With the narrowing decision windows that agencies face in their efforts to combat fraud, waste, abuse, and cyber-security threats, it's critical that government augment static big data repositories with real-time streaming analytics.
New streaming analytics tools that weren't available until recently stand to deliver the real-time, perishable insights agencies need to take preventative action, and not just react after the fact when data has lost value. They need systems designed to process high-velocity data flows from innumerable real-time data sources such as the Internet of Things, mobile apps, sensors, clickstream, and even transaction data that has largely been untapped by most agencies. They must blend real-time data with static data in order to dramatically enhance their real-time decision-making capabilities.
Once the technology is in place, two common data categories are necessary for collection: static and streaming. Static data is stored in a variety of ways, from traditional database or data warehouse to Hadoop clusters or NoSQL databases. The analysis is run on this stored data. Streaming data refers to real-time data -- information pouring in from sensors, devices, or social media that is not worth storing due to its perishable nature. For instance, if the data you gather from CAC smart cards tells you there's a suspected insider threat currently in flight, that data's only relevant for immediate apprehension for a short window of time, while the person is still on the premises.
[ See how UPS uses near real-time data analysis to make better logistics decisions. ]
In order to maximize the benefits of all of this data, agencies must be able to run analytics on both their static and streaming data. Not only can this be done, it must be done to give government agencies a more complete analysis and a more holistic view of the current state of each agency, which can be referred to as situational awareness.

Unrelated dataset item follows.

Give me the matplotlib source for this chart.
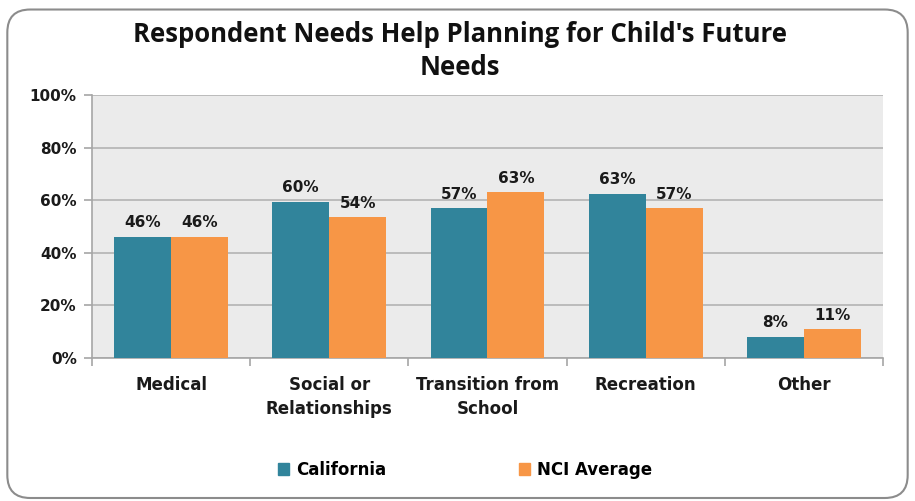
import matplotlib
matplotlib.use("Agg")
import matplotlib.pyplot as plt
import numpy as np
from matplotlib.patches import FancyBboxPatch, Patch

plt.rcParams["font.family"] = ["DejaVu Sans"]

categories = ["Medical", "Social or\nRelationships", "Transition from\nSchool", "Recreation", "Other"]
california = [46, 59.5, 57, 62.5, 8]
nci = [46, 53.5, 63, 57, 11]
california_labels = ["46%", "60%", "57%", "63%", "8%"]
nci_labels = ["46%", "54%", "63%", "57%", "11%"]
yticks = [0, 20, 40, 60, 80, 100]
ytick_labels = ["0%", "20%", "40%", "60%", "80%", "100%"]

teal = "#31849B"
orange = "#F79646"

fig = plt.figure(figsize=(9.15, 5.01), dpi=100)
fig.patch.set_facecolor("white")

border = FancyBboxPatch((0.008, 0.006), 0.984, 0.975, boxstyle="round,pad=0,rounding_size=0.025",
                        transform=fig.transFigure, facecolor="none", edgecolor="#8c8c8c",
                        linewidth=1.5, mutation_aspect=915/501, zorder=10)
fig.patches.append(border)

ax = fig.add_axes([0.1005, 0.2854, 0.8645, 0.525])
ax.set_facecolor("#EBEBEB")

x = np.arange(len(categories))
w = 0.36
b1 = ax.bar(x - w/2, california, w, color=teal, zorder=3)
b2 = ax.bar(x + w/2, nci, w, color=orange, zorder=3)

for rect, lab in zip(b1, california_labels):
    ax.text(rect.get_x() + rect.get_width()/2, rect.get_height() + 2.5, lab,
            ha="center", va="bottom", fontsize=11, fontweight="bold", color="#1a1a1a")
for rect, lab in zip(b2, nci_labels):
    ax.text(rect.get_x() + rect.get_width()/2, rect.get_height() + 2.5, lab,
            ha="center", va="bottom", fontsize=11, fontweight="bold", color="#1a1a1a")

ax.set_xlim(-0.5, len(categories) - 0.5)
ax.set_ylim(0, 100)
ax.set_yticks(yticks)
ax.set_yticklabels(ytick_labels, fontsize=11, fontweight="bold", color="#1a1a1a")
ax.yaxis.grid(True, color="#B3B3B3", linewidth=1.2, zorder=0)
ax.set_axisbelow(True)

ax.set_xticks(np.arange(-0.5, len(categories), 1.0))
ax.set_xticklabels([])
ax.set_xticks(x, minor=True)
ax.set_xticklabels(categories, minor=True, fontsize=12, fontweight="bold", color="#1a1a1a",
                   va="top", linespacing=1.4)
ax.tick_params(axis="x", which="minor", length=0, pad=13)
ax.tick_params(axis="x", which="major", length=6, color="#A6A6A6", width=1.2)
ax.tick_params(axis="y", length=6, color="#A6A6A6", width=1.2, pad=5)

for s in ["top", "right"]:
    ax.spines[s].set_visible(False)
for s in ["left", "bottom"]:
    ax.spines[s].set_color("#A6A6A6")
    ax.spines[s].set_linewidth(1.2)

fig.text(0.503, 0.898, "Respondent Needs Help Planning for Child's Future\nNeeds", ha="center", va="center",
         fontsize=18.5, fontweight="bold", family="Open Sans", linespacing=1.25, color="#111111")

handles = [Patch(color=teal, label="California"), Patch(color=orange, label="NCI Average")]
fig.legend(handles=handles, loc="center", bbox_to_anchor=(0.508, 0.062), ncol=2, frameon=False,
           handlelength=0.7, handleheight=0.7, handletextpad=0.4, columnspacing=7.95,
           prop={"size": 12, "weight": "bold"})

fig.savefig("out.png", dpi=100)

If an agency has an existing Hadoop implementation where analysis is running on an hourly, daily, or weekly basis, streaming analytics can be leveraged to "color" the data with contextual information from those static feeds. In other words, additional information can be added to the feed data to provide more context. For example, if the static analysis revealed Joe might be involved in activities associated with insider threats, streaming analytics could show Joe's location, the machines on which he is logged in, and past commands issued on those machines for the session.
Another example of the value of blending historical and real-time data comes into play during a cyber-attack. Typically during an attack, agencies are flooded with data from a variety of sources. Much of this data is irrelevant, so an agency needs an effective way to sift through the data to quickly identify the abnormality. That requires correlating data from a variety of sensors, log files, and databases and merging that information with historical comparison data to stop the attack and provide insights into the attempted breach.
This approach to blending historical and real-time analysis to take proactive measures is not new, but has been difficult due to the lack of tools capable of the needed large-scale ingestion of data. Agencies must be careful of the products they choose and the architectures they put in place for their analysis to support such scale. They will need to rethink their business processes in order to fully utilize these new real-time insights and build on product foundations that will carry them forward. The safest way to tackle this effort is to identify the industry leaders in the space, such as those in Gartner's magic quadrant, and to take an iterative approach. This means building out their static big data analysis using industry standard technologies such as Hadoop, then introducing real-time analytics tools that integrate well with those technologies on small projects, and building from there.
With real-time big data analytics, agencies can pick out the needles as the data haystack is streaming by. They do not have to worry about taking all of the irrelevant data, putting it into storage, running an analysis, waiting, and then redoing that over and over again. Instead, in real-time, the agency can pull information out of the streams and make a decision while they still have a window of relevance. This allows them to take proactive action on the data. By exploring the merging of both historical and streaming data, agencies can gain the ability to analyze data to optimize operations, mitigate risks, and make decisions in real-time.